Collected material ::
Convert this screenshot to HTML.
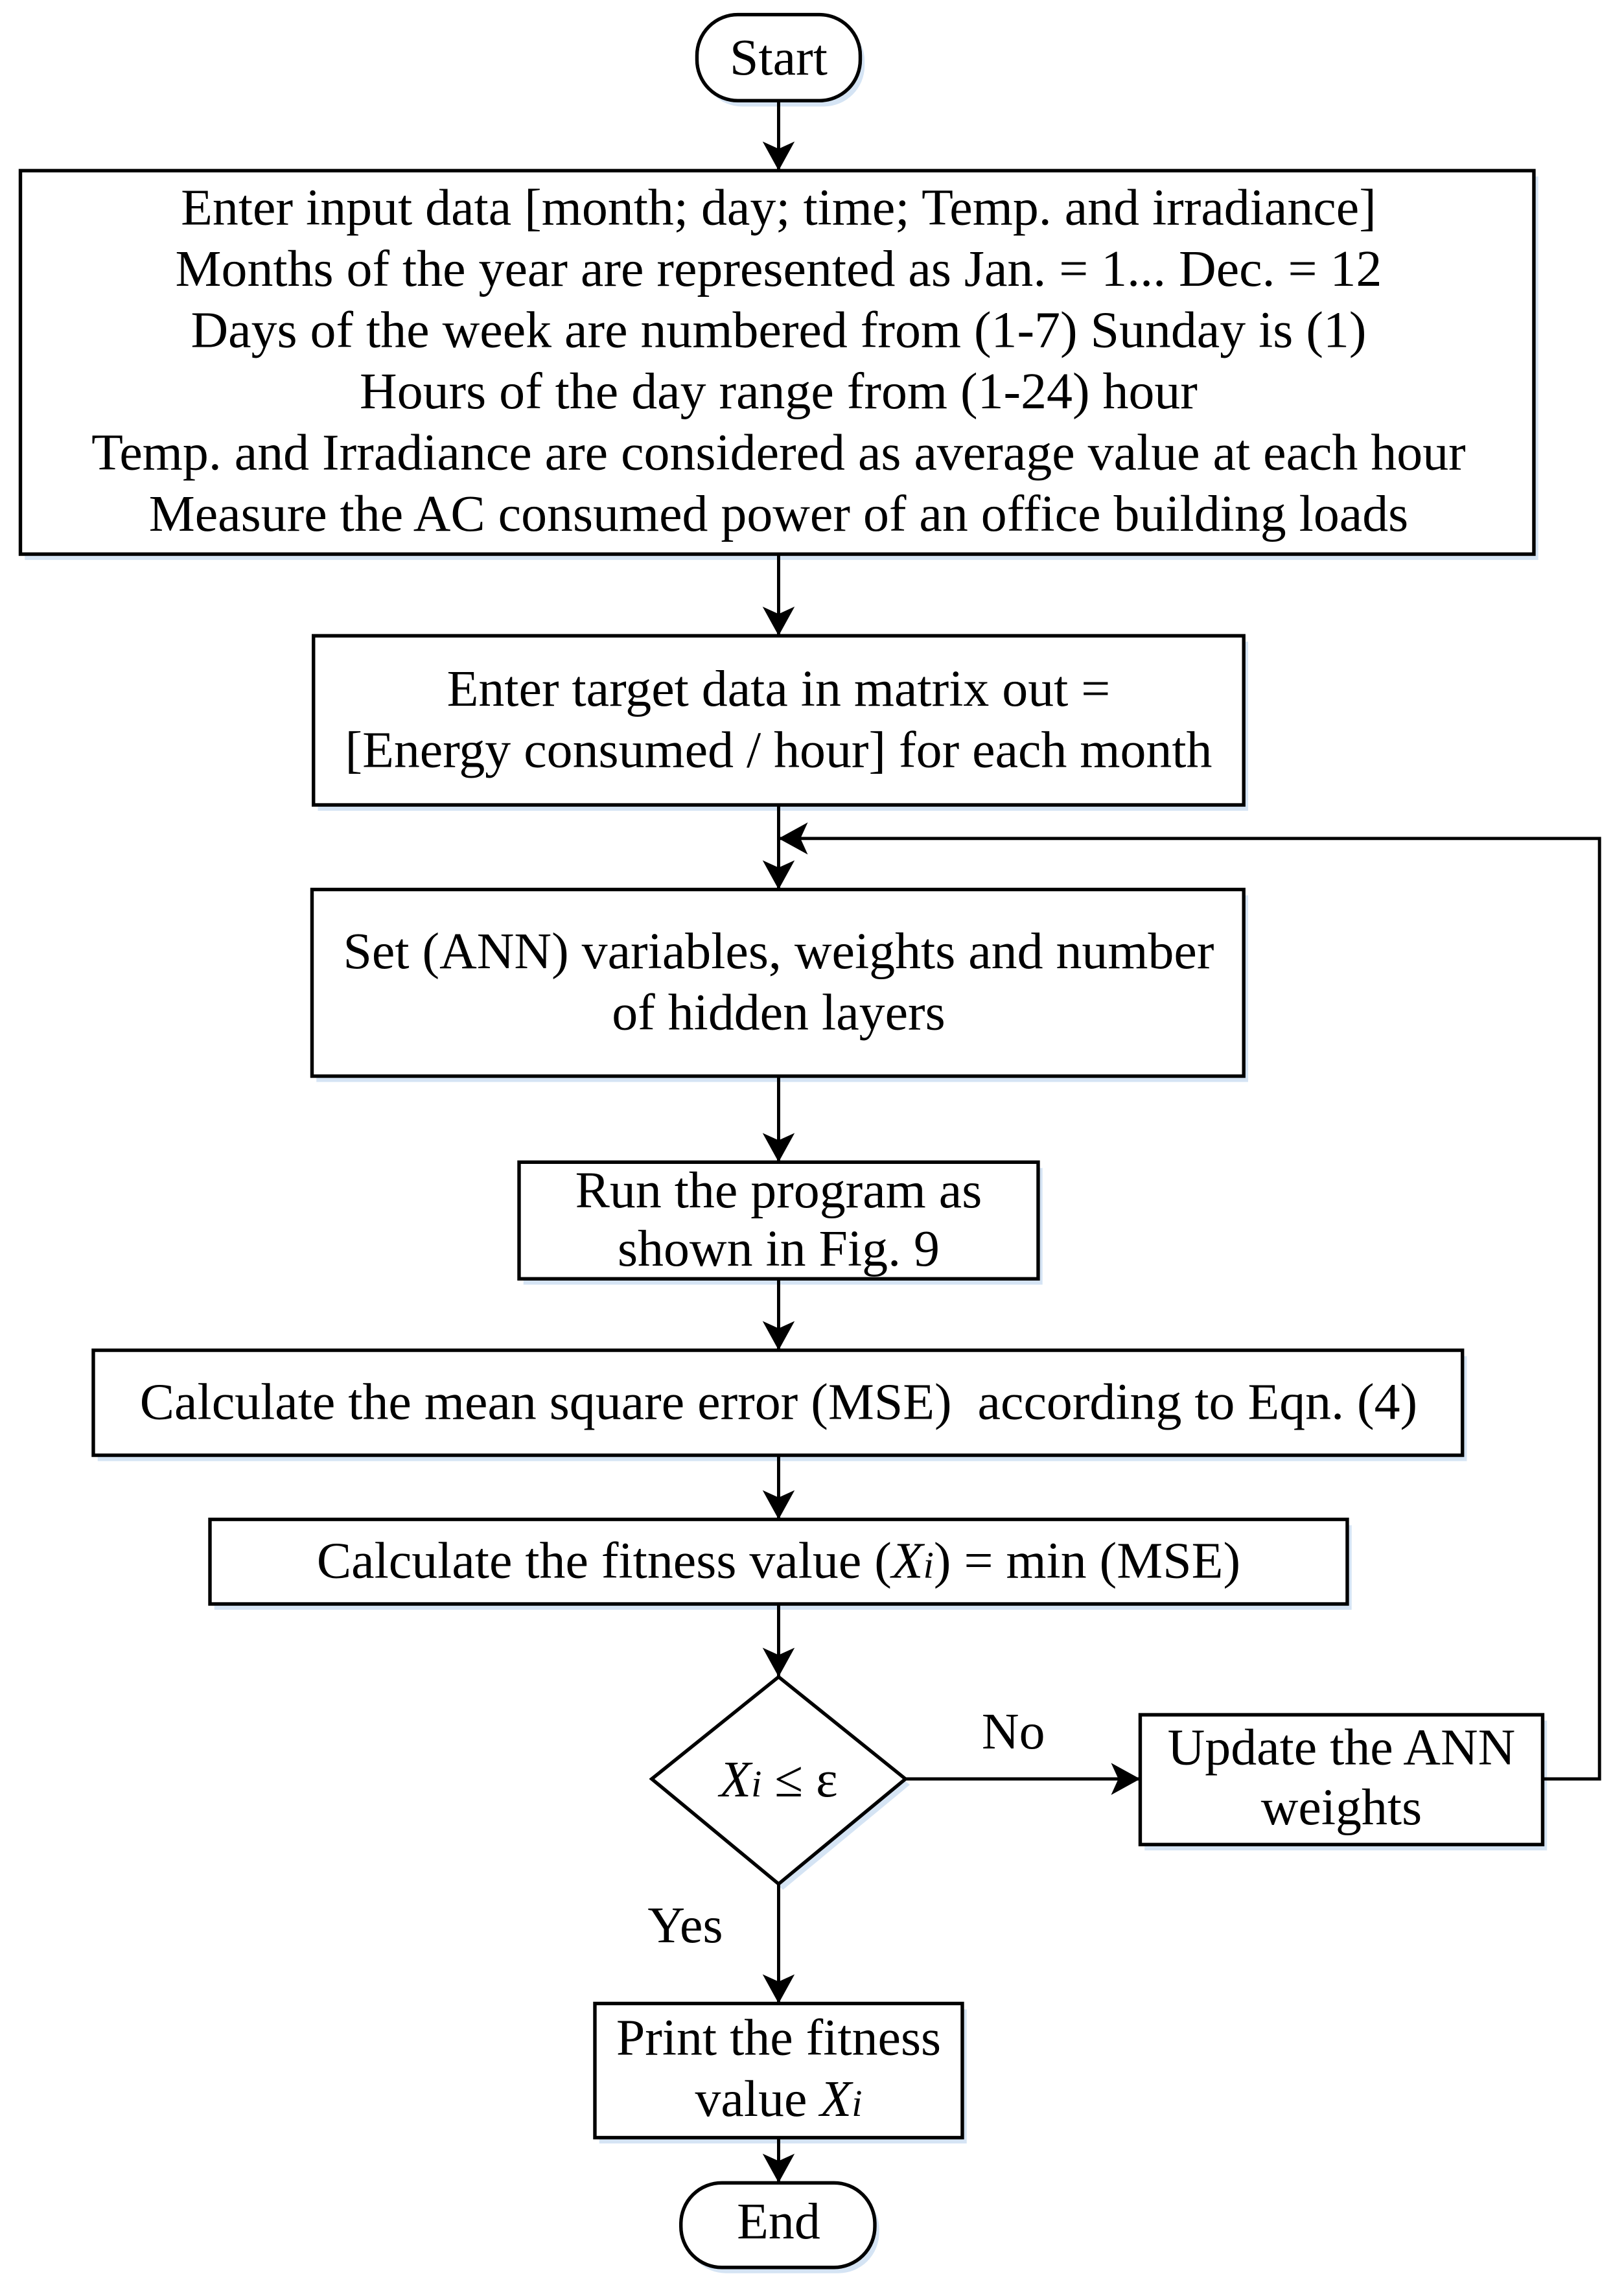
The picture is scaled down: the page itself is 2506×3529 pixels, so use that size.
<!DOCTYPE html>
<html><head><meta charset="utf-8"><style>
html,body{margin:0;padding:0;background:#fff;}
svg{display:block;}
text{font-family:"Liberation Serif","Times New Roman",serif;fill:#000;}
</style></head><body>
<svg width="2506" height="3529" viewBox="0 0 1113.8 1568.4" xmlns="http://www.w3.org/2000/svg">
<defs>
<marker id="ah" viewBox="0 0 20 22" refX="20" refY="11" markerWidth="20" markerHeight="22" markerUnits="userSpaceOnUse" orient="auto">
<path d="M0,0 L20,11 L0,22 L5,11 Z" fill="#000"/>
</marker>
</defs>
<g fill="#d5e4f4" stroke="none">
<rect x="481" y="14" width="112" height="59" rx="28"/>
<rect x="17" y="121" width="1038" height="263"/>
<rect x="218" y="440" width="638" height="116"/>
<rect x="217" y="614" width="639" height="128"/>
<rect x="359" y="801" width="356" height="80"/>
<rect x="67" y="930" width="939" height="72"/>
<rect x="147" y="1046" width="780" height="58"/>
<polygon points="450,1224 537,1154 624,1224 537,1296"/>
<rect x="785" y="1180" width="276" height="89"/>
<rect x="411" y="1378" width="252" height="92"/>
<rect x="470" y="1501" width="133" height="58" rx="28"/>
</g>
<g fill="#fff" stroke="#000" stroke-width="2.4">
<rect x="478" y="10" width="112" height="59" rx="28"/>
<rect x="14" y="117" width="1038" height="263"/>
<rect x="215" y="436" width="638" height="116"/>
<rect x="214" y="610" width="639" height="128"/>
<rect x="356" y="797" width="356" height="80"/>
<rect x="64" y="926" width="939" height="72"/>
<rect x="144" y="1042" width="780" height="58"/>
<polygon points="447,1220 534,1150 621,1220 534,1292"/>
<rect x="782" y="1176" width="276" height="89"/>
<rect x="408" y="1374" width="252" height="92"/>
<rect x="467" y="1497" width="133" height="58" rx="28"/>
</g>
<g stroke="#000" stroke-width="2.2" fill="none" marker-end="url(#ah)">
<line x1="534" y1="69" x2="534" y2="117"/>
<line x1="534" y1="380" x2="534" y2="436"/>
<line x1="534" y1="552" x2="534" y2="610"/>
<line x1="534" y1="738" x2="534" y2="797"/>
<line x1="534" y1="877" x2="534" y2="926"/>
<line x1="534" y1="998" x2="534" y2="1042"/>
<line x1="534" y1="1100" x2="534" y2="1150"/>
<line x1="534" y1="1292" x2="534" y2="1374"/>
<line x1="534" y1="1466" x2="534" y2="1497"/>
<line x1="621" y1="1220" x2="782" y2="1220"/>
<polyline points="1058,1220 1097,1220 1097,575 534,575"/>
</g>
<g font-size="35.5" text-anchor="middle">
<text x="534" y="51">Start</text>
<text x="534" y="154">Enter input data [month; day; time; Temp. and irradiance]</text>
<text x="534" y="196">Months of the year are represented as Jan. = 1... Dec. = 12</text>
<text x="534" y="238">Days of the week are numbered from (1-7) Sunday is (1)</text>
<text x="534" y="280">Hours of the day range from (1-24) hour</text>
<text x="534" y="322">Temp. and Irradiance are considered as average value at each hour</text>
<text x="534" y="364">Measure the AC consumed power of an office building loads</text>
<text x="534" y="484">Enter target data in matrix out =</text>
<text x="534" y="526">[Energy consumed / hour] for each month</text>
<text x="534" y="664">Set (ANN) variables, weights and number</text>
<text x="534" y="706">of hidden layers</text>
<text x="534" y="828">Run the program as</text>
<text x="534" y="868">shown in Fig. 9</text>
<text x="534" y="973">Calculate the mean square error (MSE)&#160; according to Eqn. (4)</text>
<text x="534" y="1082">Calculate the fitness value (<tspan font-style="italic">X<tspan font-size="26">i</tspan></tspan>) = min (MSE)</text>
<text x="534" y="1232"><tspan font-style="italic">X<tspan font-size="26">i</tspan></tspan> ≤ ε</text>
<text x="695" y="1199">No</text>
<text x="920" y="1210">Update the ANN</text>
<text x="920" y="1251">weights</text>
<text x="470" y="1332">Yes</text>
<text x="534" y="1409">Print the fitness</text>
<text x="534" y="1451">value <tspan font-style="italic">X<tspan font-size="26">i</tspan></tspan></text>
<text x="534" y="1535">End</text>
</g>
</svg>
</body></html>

Written exercise :: Copy out all of the material exactly as written, without its pictures.

Correct result ::
Convert this screenshot to HTML.
The picture is scaled down: the page itself is 2506×3529 pixels, so use that size.
<!DOCTYPE html>
<html><head><meta charset="utf-8"><style>
html,body{margin:0;padding:0;background:#fff;}
svg{display:block;}
text{font-family:"Liberation Serif","Times New Roman",serif;fill:#000;}
</style></head><body>
<svg width="2506" height="3529" viewBox="0 0 1113.8 1568.4" xmlns="http://www.w3.org/2000/svg">
<defs>
<marker id="ah" viewBox="0 0 20 22" refX="20" refY="11" markerWidth="20" markerHeight="22" markerUnits="userSpaceOnUse" orient="auto">
<path d="M0,0 L20,11 L0,22 L5,11 Z" fill="#000"/>
</marker>
</defs>
<g fill="#d5e4f4" stroke="none">
<rect x="481" y="14" width="112" height="59" rx="28"/>
<rect x="17" y="121" width="1038" height="263"/>
<rect x="218" y="440" width="638" height="116"/>
<rect x="217" y="614" width="639" height="128"/>
<rect x="359" y="801" width="356" height="80"/>
<rect x="67" y="930" width="939" height="72"/>
<rect x="147" y="1046" width="780" height="58"/>
<polygon points="450,1224 537,1154 624,1224 537,1296"/>
<rect x="785" y="1180" width="276" height="89"/>
<rect x="411" y="1378" width="252" height="92"/>
<rect x="470" y="1501" width="133" height="58" rx="28"/>
</g>
<g fill="#fff" stroke="#000" stroke-width="2.4">
<rect x="478" y="10" width="112" height="59" rx="28"/>
<rect x="14" y="117" width="1038" height="263"/>
<rect x="215" y="436" width="638" height="116"/>
<rect x="214" y="610" width="639" height="128"/>
<rect x="356" y="797" width="356" height="80"/>
<rect x="64" y="926" width="939" height="72"/>
<rect x="144" y="1042" width="780" height="58"/>
<polygon points="447,1220 534,1150 621,1220 534,1292"/>
<rect x="782" y="1176" width="276" height="89"/>
<rect x="408" y="1374" width="252" height="92"/>
<rect x="467" y="1497" width="133" height="58" rx="28"/>
</g>
<g stroke="#000" stroke-width="2.2" fill="none" marker-end="url(#ah)">
<line x1="534" y1="69" x2="534" y2="117"/>
<line x1="534" y1="380" x2="534" y2="436"/>
<line x1="534" y1="552" x2="534" y2="610"/>
<line x1="534" y1="738" x2="534" y2="797"/>
<line x1="534" y1="877" x2="534" y2="926"/>
<line x1="534" y1="998" x2="534" y2="1042"/>
<line x1="534" y1="1100" x2="534" y2="1150"/>
<line x1="534" y1="1292" x2="534" y2="1374"/>
<line x1="534" y1="1466" x2="534" y2="1497"/>
<line x1="621" y1="1220" x2="782" y2="1220"/>
<polyline points="1058,1220 1097,1220 1097,575 534,575"/>
</g>
<g font-size="35.5" text-anchor="middle">
<text x="534" y="51">Start</text>
<text x="534" y="154">Enter input data [month; day; time; Temp. and irradiance]</text>
<text x="534" y="196">Months of the year are represented as Jan. = 1... Dec. = 12</text>
<text x="534" y="238">Days of the week are numbered from (1-7) Sunday is (1)</text>
<text x="534" y="280">Hours of the day range from (1-24) hour</text>
<text x="534" y="322">Temp. and Irradiance are considered as average value at each hour</text>
<text x="534" y="364">Measure the AC consumed power of an office building loads</text>
<text x="534" y="484">Enter target data in matrix out =</text>
<text x="534" y="526">[Energy consumed / hour] for each month</text>
<text x="534" y="664">Set (ANN) variables, weights and number</text>
<text x="534" y="706">of hidden layers</text>
<text x="534" y="828">Run the program as</text>
<text x="534" y="868">shown in Fig. 9</text>
<text x="534" y="973">Calculate the mean square error (MSE)&#160; according to Eqn. (4)</text>
<text x="534" y="1082">Calculate the fitness value (<tspan font-style="italic">X<tspan font-size="26">i</tspan></tspan>) = min (MSE)</text>
<text x="534" y="1232"><tspan font-style="italic">X<tspan font-size="26">i</tspan></tspan> ≤ ε</text>
<text x="695" y="1199">No</text>
<text x="920" y="1210">Update the ANN</text>
<text x="920" y="1251">weights</text>
<text x="470" y="1332">Yes</text>
<text x="534" y="1409">Print the fitness</text>
<text x="534" y="1451">value <tspan font-style="italic">X<tspan font-size="26">i</tspan></tspan></text>
<text x="534" y="1535">End</text>
</g>
</svg>
</body></html>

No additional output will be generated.